In this challenge, you'll take an answer as input, and print the answer before it. If the answer passed as input is the first answer, print your own submission's source. You'll be passed any answer in the chain up to and including your own answer, but none after it in the chain.
For example, if the first submission is xyz
, the second is ABCD
, and you submit pQrSt
as a third answer, you should support the following input/output pairs:
xyz -> pQrSt
ABCD -> xyz
pQrSt -> ABCD
The first answer's only possible input is its own source code, in which case it should print its own source (i.e., it can be a cat program).
Rules
- Inputs and outputs should be treated as bytestrings. While some or most answers may be valid UTF-8, you cannot assume all programs will be representable with Unicode
- If your language doesn't support raw binary I/O, you may use lists of numbers (representing bytes) with some consistent formatting (e.g., newline separated) for I/O in place of binary data
- Answers may be in any programming language
- Answers with a negative score (more downvotes than upvotes) are invalid, and someone else may submit a different answer in their place
- Answers must follow quine rules; no reading your own source code (stringifying functions is allowed here; you just can't read your source code directly from a file or similar) or accessing the internet or other external resouces
- No duplicate answers are allowed (same or different language)

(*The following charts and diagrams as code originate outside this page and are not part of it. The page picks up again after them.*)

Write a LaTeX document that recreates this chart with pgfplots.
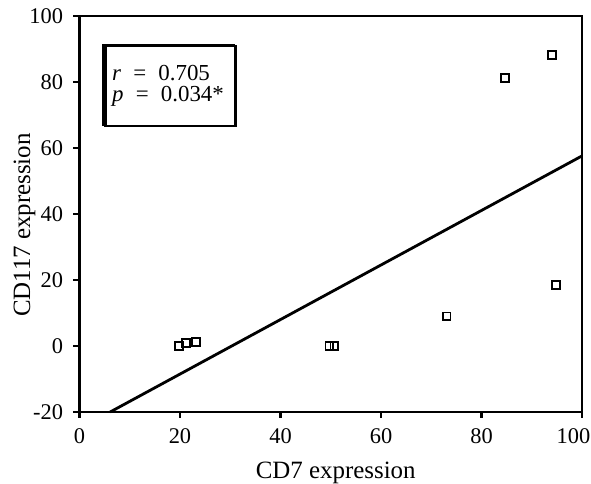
\documentclass[border=0pt]{standalone}
\usepackage{pgfplots}
\pgfplotsset{compat=1.18}
\usepackage{fontspec}
\setmainfont{Liberation Serif}
\begin{document}
\begin{tikzpicture}
\begin{axis}[
  scale only axis,
  width=502.5bp, height=396bp,
  xmin=0, xmax=100, ymin=-20, ymax=100,
  xtick={0,20,...,100}, ytick={-20,0,...,100},
  xticklabels={0,20,40,60,80,\hspace*{-17bp}100},
  xtick pos=bottom, ytick pos=left,
  tick align=outside, major tick length=6bp,
  axis line style={line width=2.2bp},
  every tick/.style={line width=2.2bp, black},
  tick label style={font=\fontsize{22.5}{24}\selectfont},
  label style={font=\fontsize{25}{27}\selectfont},
  /pgf/number format/assume math mode=true,
  xlabel={CD7 expression}, ylabel={CD117 expression},
  xlabel style={at={(axis description cs:0.510,-0.1667)}, anchor=base, inner sep=0pt},
  ylabel style={at={(axis description cs:-0.0985,0.472)}, anchor=base, inner sep=0pt},
  xticklabel style={yshift=-7bp},
  yticklabel style={xshift=-7bp},
  clip=false,
]
\addplot[only marks, mark=square, mark size=3.8bp, mark options={line width=1.7bp, fill=white, draw=black}]
coordinates {
(19.8,0) (21.2,0.9) (23.2,1.2) (49.7,0) (50.7,0) (73.1,9.0) (84.7,81.2) (94.0,88.2) (94.8,18.5)
};
\addplot[line width=2.8bp, black] coordinates {(6.1,-20) (100,57.6)};
\draw[line width=2.2bp] (axis cs:5.17,90.91) rectangle (axis cs:31.04,66.67);
\draw[line width=4bp] (axis cs:4.88,66.67) -- (axis cs:4.88,91.06);
\draw[line width=3bp] (axis cs:4.48,91.06) -- (axis cs:31.04,91.06);
\node[anchor=base west, font=\fontsize{23}{23}\selectfont, inner sep=0pt] at (axis cs:6.47,80.6)
  {\textit{r}\hspace{0.28em} = \hspace{0.28em}0.705};
\node[anchor=base west, font=\fontsize{23}{23}\selectfont, inner sep=0pt] at (axis cs:6.47,74.2)
  {\textit{p}\hspace{0.28em} = \hspace{0.28em}0.034*};
\end{axis}
\pgfresetboundingbox
\path ([xshift=-79.5bp,yshift=-72bp]current axis.south west) rectangle ([xshift=9bp,yshift=16bp]current axis.north east);
\end{tikzpicture}
\end{document}
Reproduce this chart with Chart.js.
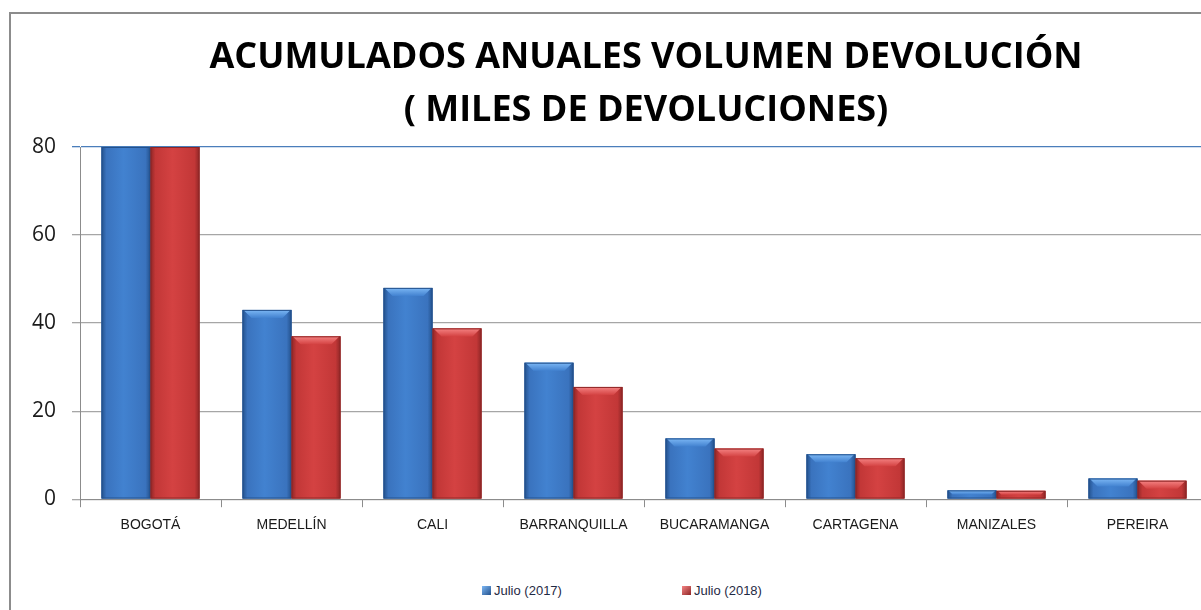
<!DOCTYPE html>
<html>
<head>
<meta charset="utf-8">
<script src="https://cdn.jsdelivr.net/npm/chart.js@4"></script>
<style>
  html, body { margin: 0; padding: 0; background: #fff; overflow: hidden; width: 1201px; height: 610px; }
  #frame { position: absolute; left: 9px; top: 12px; width: 1400px; height: 700px; border: 2px solid #8c8c8c; }
  #chart { position: absolute; left: 0; top: 0; }
  #legend { position: absolute; left: 482px; top: 583px; display: flex; font: 13px "Liberation Sans", Arial, sans-serif; color: #1f2a44; }
  #legend .item { width: 200px; display: flex; align-items: center; }
  #legend .box { width: 9px; height: 9px; margin-right: 3px; }
</style>
</head>
<body>
<div id="frame"></div>
<canvas id="chart" width="1292" height="553"></canvas>
<div id="legend"></div>
<script>
// Data (thousands of returns)
const categories = ['BOGOTÁ', 'MEDELLÍN', 'CALI', 'BARRANQUILLA', 'BUCARAMANGA', 'CARTAGENA', 'MANIZALES', 'PEREIRA'];
const julio2017 = [175, 43, 48, 31, 13.8, 10.2, 2.0, 4.7];
const julio2018 = [165, 37, 38.8, 25.5, 11.5, 9.3, 1.9, 4.2];
const seriesLabels = ['Julio (2017)', 'Julio (2018)'];
const titleLines = ['ACUMULADOS ANUALES VOLUMEN DEVOLUCIÓN', '( MILES DE DEVOLUCIONES)'];
const yMin = 0;
const yMax = 80;
const yStep = 20;

// bar shading (edge / body / highlight / bevel)
const shades = [
    { edge: '#23518c', mid: '#3a73be', light: '#4282d0', bevel: '#7db8f5' },
    { edge: '#8e2626', mid: '#c23737', light: '#d44242', bevel: '#f58484' }
];

// two-line title, centred on the whole (wider than the window) chart canvas
const titlePlugin = {
    id: 'bigTitle',
    afterDraw(chart) {
        const { ctx, width } = chart;
        ctx.save();
        ctx.fillStyle = '#000';
        ctx.font = 'bold 36px "Open Sans", sans-serif';
        ctx.textAlign = 'center';
        ctx.textBaseline = 'alphabetic';
        ctx.fillText(titleLines[0], width / 2, 68);
        ctx.fillText(titleLines[1], width / 2, 121);
        ctx.restore();
    }
};

// overlay gradient + top bevel on each bar, using the bar elements laid out by Chart.js
const bevelPlugin = {
    id: 'bevel',
    afterDatasetsDraw(chart) {
        const { ctx, chartArea: a } = chart;
        ctx.save();
        ctx.beginPath();
        ctx.rect(a.left, a.top, a.right - a.left, a.bottom - a.top);
        ctx.clip();
        chart.data.datasets.forEach((ds, di) => {
            const c = shades[di];
            chart.getDatasetMeta(di).data.forEach(bar => {
                const { x, y, base, width } = bar.getProps(['x', 'y', 'base', 'width'], true);
                const l = x - width / 2, r = x + width / 2;
                const top = Math.max(y, a.top);
                const g = ctx.createLinearGradient(l, 0, r, 0);
                g.addColorStop(0, c.edge);
                g.addColorStop(0.1, c.mid);
                g.addColorStop(0.45, c.light);
                g.addColorStop(0.9, c.mid);
                g.addColorStop(1, c.edge);
                ctx.fillStyle = g;
                ctx.fillRect(l, top, width, base - top);
                if (y >= a.top) {
                    const h = Math.min(8, (base - y) / 2);
                    const inset = Math.min(8, h);
                    const bg = ctx.createLinearGradient(0, y, 0, y + h);
                    bg.addColorStop(0, c.bevel);
                    bg.addColorStop(1, c.light);
                    ctx.fillStyle = bg;
                    ctx.beginPath();
                    ctx.moveTo(l + 1, y);
                    ctx.lineTo(r - 1, y);
                    ctx.lineTo(r - 1 - inset, y + h);
                    ctx.lineTo(l + 1 + inset, y + h);
                    ctx.closePath();
                    ctx.fill();
                }
                ctx.strokeStyle = c.edge;
                ctx.lineWidth = 1;
                ctx.strokeRect(l + 0.5, top + 0.5, width - 1, base - top - 1);
            });
        });
        ctx.restore();
    }
};

const ctx = document.getElementById('chart').getContext('2d');
const chart = new Chart(ctx, {
    type: 'bar',
    data: {
        labels: categories,
        datasets: [
            { label: seriesLabels[0], data: julio2017, backgroundColor: shades[0].mid },
            { label: seriesLabels[1], data: julio2018, backgroundColor: shades[1].mid }
        ]
    },
    options: {
        responsive: false,
        animation: false,
        categoryPercentage: 0.695,
        barPercentage: 1,
        layout: { padding: { left: 10, right: 84, bottom: 9, top: 147 } },
        plugins: {
            legend: { display: false },
            tooltip: { enabled: false },
            title: { display: false }
        },
        scales: {
            x: {
                grid: { drawOnChartArea: false, tickLength: 8, color: '#8c8c8c' },
                border: { color: '#8c8c8c' },
                ticks: {
                    color: '#1a1a1a',
                    padding: 10,
                    maxRotation: 0,
                    font: { family: '"Liberation Sans", Arial, sans-serif', size: 14 }
                }
            },
            y: {
                min: yMin,
                max: yMax,
                afterFit(scale) { scale.width = 70; },
                ticks: {
                    stepSize: yStep,
                    color: '#1a1a1a',
                    padding: 16,
                    font: { family: '"Open Sans", sans-serif', size: 21 }
                },
                grid: {
                    tickLength: 8,
                    lineWidth: 1.3,
                    color: c => c.tick && c.tick.value === yMax ? '#4a7ebb' : '#a6a6a6'
                },
                border: { color: '#8c8c8c' }
            }
        }
    },
    plugins: [bevelPlugin, titlePlugin]
});

// HTML legend built from the chart's datasets
const legendEl = document.getElementById('legend');
chart.data.datasets.forEach((ds, i) => {
    const item = document.createElement('div');
    item.className = 'item';
    const box = document.createElement('span');
    box.className = 'box';
    box.style.background = 'linear-gradient(to bottom right, ' + shades[i].bevel + ', ' + shades[i].edge + ')';
    const txt = document.createElement('span');
    txt.textContent = ds.label;
    item.appendChild(box);
    item.appendChild(txt);
    legendEl.appendChild(item);
});
</script>
</body>
</html>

- If a user answers multiple times in a row, only their first answer counts for scoring (so that sandbagging with the first for a low score on the second doesn't work)
Scoring
Scoring is based on percentage increase in byte count. Whatever answer has the lowest percent increase in byte count over the previous submission wins (this may be negative). You may not golf or otherwise change your answer's code after posting it.